_DATA EXTRACT:_
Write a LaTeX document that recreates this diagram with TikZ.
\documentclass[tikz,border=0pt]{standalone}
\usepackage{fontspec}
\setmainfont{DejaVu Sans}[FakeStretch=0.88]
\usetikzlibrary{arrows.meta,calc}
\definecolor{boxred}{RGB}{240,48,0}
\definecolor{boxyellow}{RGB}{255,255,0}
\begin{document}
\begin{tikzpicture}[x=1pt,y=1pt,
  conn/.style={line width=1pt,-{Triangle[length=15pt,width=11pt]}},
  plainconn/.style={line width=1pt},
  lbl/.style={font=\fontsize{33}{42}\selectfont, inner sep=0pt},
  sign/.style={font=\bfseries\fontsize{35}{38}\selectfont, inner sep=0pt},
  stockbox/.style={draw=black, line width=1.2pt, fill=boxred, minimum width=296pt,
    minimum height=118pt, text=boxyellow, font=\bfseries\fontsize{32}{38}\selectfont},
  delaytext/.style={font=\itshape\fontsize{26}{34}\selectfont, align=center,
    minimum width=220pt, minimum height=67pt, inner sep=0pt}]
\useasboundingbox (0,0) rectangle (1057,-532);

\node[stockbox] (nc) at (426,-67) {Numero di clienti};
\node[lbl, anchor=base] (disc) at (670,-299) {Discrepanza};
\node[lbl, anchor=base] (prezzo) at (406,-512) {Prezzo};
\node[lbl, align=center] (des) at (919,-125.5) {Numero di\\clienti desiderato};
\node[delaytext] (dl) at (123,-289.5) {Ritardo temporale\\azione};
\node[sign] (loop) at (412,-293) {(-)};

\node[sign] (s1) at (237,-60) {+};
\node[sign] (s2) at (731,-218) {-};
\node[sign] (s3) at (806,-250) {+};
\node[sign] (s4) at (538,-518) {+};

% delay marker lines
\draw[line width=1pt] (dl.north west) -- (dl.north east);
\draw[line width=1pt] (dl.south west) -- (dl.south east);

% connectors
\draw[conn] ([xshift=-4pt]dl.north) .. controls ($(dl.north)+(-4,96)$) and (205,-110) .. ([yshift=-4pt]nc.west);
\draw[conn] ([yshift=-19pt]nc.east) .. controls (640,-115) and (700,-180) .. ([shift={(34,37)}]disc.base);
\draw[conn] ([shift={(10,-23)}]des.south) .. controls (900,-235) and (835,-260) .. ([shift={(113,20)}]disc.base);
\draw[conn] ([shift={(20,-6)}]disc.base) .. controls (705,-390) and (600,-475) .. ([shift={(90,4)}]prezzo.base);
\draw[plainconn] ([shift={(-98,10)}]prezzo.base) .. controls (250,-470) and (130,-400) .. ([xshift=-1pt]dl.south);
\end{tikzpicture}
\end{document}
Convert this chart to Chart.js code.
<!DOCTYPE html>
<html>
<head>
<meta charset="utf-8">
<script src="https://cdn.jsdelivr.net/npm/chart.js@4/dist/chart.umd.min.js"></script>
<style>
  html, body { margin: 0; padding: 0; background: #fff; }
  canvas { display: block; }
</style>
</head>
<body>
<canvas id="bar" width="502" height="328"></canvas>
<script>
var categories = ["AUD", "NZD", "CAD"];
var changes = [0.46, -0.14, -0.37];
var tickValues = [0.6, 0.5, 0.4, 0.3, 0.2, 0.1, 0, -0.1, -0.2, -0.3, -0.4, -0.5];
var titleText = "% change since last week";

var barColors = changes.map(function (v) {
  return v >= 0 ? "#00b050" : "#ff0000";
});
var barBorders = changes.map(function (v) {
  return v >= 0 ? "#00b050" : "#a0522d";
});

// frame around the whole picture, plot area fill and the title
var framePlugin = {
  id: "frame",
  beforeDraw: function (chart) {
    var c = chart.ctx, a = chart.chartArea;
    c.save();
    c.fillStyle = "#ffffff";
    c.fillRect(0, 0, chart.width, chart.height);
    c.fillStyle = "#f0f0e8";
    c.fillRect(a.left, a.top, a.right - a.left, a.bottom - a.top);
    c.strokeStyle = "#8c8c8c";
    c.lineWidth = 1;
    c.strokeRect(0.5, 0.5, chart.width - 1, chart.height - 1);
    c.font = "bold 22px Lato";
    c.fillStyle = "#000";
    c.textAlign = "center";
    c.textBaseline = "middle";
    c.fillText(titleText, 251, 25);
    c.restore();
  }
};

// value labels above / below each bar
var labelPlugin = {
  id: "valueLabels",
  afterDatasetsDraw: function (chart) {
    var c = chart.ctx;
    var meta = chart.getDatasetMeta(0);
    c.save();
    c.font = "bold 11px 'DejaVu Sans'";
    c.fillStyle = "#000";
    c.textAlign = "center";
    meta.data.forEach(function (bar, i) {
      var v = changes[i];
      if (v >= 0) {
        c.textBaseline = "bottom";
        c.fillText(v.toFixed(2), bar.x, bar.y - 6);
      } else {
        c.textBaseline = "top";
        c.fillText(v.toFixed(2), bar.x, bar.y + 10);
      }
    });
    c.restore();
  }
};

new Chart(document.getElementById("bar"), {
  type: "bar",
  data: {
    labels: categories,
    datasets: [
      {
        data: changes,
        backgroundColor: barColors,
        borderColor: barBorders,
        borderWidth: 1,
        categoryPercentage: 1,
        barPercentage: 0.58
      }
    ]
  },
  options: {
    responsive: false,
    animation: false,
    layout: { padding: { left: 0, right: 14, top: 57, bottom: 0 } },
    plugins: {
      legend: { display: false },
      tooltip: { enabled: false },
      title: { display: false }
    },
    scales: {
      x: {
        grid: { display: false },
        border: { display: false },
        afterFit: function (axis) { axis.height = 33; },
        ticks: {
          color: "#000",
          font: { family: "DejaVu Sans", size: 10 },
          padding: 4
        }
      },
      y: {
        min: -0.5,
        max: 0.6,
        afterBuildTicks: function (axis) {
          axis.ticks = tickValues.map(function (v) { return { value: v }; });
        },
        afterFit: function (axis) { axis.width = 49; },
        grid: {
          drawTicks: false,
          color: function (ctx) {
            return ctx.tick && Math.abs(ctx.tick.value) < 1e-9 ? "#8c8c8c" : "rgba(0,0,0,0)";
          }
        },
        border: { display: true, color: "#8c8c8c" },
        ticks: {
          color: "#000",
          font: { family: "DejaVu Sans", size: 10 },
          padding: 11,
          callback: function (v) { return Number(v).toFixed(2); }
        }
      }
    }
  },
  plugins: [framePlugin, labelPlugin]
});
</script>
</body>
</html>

_EXERCISE TASK:_ Reproduce the complete set of lines precisely as supplied.

_ANSWER FOR THE TASK:_
Write a LaTeX document that recreates this diagram with TikZ.
\documentclass[tikz,border=0pt]{standalone}
\usepackage{fontspec}
\setmainfont{DejaVu Sans}[FakeStretch=0.88]
\usetikzlibrary{arrows.meta,calc}
\definecolor{boxred}{RGB}{240,48,0}
\definecolor{boxyellow}{RGB}{255,255,0}
\begin{document}
\begin{tikzpicture}[x=1pt,y=1pt,
  conn/.style={line width=1pt,-{Triangle[length=15pt,width=11pt]}},
  plainconn/.style={line width=1pt},
  lbl/.style={font=\fontsize{33}{42}\selectfont, inner sep=0pt},
  sign/.style={font=\bfseries\fontsize{35}{38}\selectfont, inner sep=0pt},
  stockbox/.style={draw=black, line width=1.2pt, fill=boxred, minimum width=296pt,
    minimum height=118pt, text=boxyellow, font=\bfseries\fontsize{32}{38}\selectfont},
  delaytext/.style={font=\itshape\fontsize{26}{34}\selectfont, align=center,
    minimum width=220pt, minimum height=67pt, inner sep=0pt}]
\useasboundingbox (0,0) rectangle (1057,-532);

\node[stockbox] (nc) at (426,-67) {Numero di clienti};
\node[lbl, anchor=base] (disc) at (670,-299) {Discrepanza};
\node[lbl, anchor=base] (prezzo) at (406,-512) {Prezzo};
\node[lbl, align=center] (des) at (919,-125.5) {Numero di\\clienti desiderato};
\node[delaytext] (dl) at (123,-289.5) {Ritardo temporale\\azione};
\node[sign] (loop) at (412,-293) {(-)};

\node[sign] (s1) at (237,-60) {+};
\node[sign] (s2) at (731,-218) {-};
\node[sign] (s3) at (806,-250) {+};
\node[sign] (s4) at (538,-518) {+};

% delay marker lines
\draw[line width=1pt] (dl.north west) -- (dl.north east);
\draw[line width=1pt] (dl.south west) -- (dl.south east);

% connectors
\draw[conn] ([xshift=-4pt]dl.north) .. controls ($(dl.north)+(-4,96)$) and (205,-110) .. ([yshift=-4pt]nc.west);
\draw[conn] ([yshift=-19pt]nc.east) .. controls (640,-115) and (700,-180) .. ([shift={(34,37)}]disc.base);
\draw[conn] ([shift={(10,-23)}]des.south) .. controls (900,-235) and (835,-260) .. ([shift={(113,20)}]disc.base);
\draw[conn] ([shift={(20,-6)}]disc.base) .. controls (705,-390) and (600,-475) .. ([shift={(90,4)}]prezzo.base);
\draw[plainconn] ([shift={(-98,10)}]prezzo.base) .. controls (250,-470) and (130,-400) .. ([xshift=-1pt]dl.south);
\end{tikzpicture}
\end{document}
Convert this chart to Chart.js code.
<!DOCTYPE html>
<html>
<head>
<meta charset="utf-8">
<script src="https://cdn.jsdelivr.net/npm/chart.js@4/dist/chart.umd.min.js"></script>
<style>
  html, body { margin: 0; padding: 0; background: #fff; }
  canvas { display: block; }
</style>
</head>
<body>
<canvas id="bar" width="502" height="328"></canvas>
<script>
var categories = ["AUD", "NZD", "CAD"];
var changes = [0.46, -0.14, -0.37];
var tickValues = [0.6, 0.5, 0.4, 0.3, 0.2, 0.1, 0, -0.1, -0.2, -0.3, -0.4, -0.5];
var titleText = "% change since last week";

var barColors = changes.map(function (v) {
  return v >= 0 ? "#00b050" : "#ff0000";
});
var barBorders = changes.map(function (v) {
  return v >= 0 ? "#00b050" : "#a0522d";
});

// frame around the whole picture, plot area fill and the title
var framePlugin = {
  id: "frame",
  beforeDraw: function (chart) {
    var c = chart.ctx, a = chart.chartArea;
    c.save();
    c.fillStyle = "#ffffff";
    c.fillRect(0, 0, chart.width, chart.height);
    c.fillStyle = "#f0f0e8";
    c.fillRect(a.left, a.top, a.right - a.left, a.bottom - a.top);
    c.strokeStyle = "#8c8c8c";
    c.lineWidth = 1;
    c.strokeRect(0.5, 0.5, chart.width - 1, chart.height - 1);
    c.font = "bold 22px Lato";
    c.fillStyle = "#000";
    c.textAlign = "center";
    c.textBaseline = "middle";
    c.fillText(titleText, 251, 25);
    c.restore();
  }
};

// value labels above / below each bar
var labelPlugin = {
  id: "valueLabels",
  afterDatasetsDraw: function (chart) {
    var c = chart.ctx;
    var meta = chart.getDatasetMeta(0);
    c.save();
    c.font = "bold 11px 'DejaVu Sans'";
    c.fillStyle = "#000";
    c.textAlign = "center";
    meta.data.forEach(function (bar, i) {
      var v = changes[i];
      if (v >= 0) {
        c.textBaseline = "bottom";
        c.fillText(v.toFixed(2), bar.x, bar.y - 6);
      } else {
        c.textBaseline = "top";
        c.fillText(v.toFixed(2), bar.x, bar.y + 10);
      }
    });
    c.restore();
  }
};

new Chart(document.getElementById("bar"), {
  type: "bar",
  data: {
    labels: categories,
    datasets: [
      {
        data: changes,
        backgroundColor: barColors,
        borderColor: barBorders,
        borderWidth: 1,
        categoryPercentage: 1,
        barPercentage: 0.58
      }
    ]
  },
  options: {
    responsive: false,
    animation: false,
    layout: { padding: { left: 0, right: 14, top: 57, bottom: 0 } },
    plugins: {
      legend: { display: false },
      tooltip: { enabled: false },
      title: { display: false }
    },
    scales: {
      x: {
        grid: { display: false },
        border: { display: false },
        afterFit: function (axis) { axis.height = 33; },
        ticks: {
          color: "#000",
          font: { family: "DejaVu Sans", size: 10 },
          padding: 4
        }
      },
      y: {
        min: -0.5,
        max: 0.6,
        afterBuildTicks: function (axis) {
          axis.ticks = tickValues.map(function (v) { return { value: v }; });
        },
        afterFit: function (axis) { axis.width = 49; },
        grid: {
          drawTicks: false,
          color: function (ctx) {
            return ctx.tick && Math.abs(ctx.tick.value) < 1e-9 ? "#8c8c8c" : "rgba(0,0,0,0)";
          }
        },
        border: { display: true, color: "#8c8c8c" },
        ticks: {
          color: "#000",
          font: { family: "DejaVu Sans", size: 10 },
          padding: 11,
          callback: function (v) { return Number(v).toFixed(2); }
        }
      }
    }
  },
  plugins: [framePlugin, labelPlugin]
});
</script>
</body>
</html>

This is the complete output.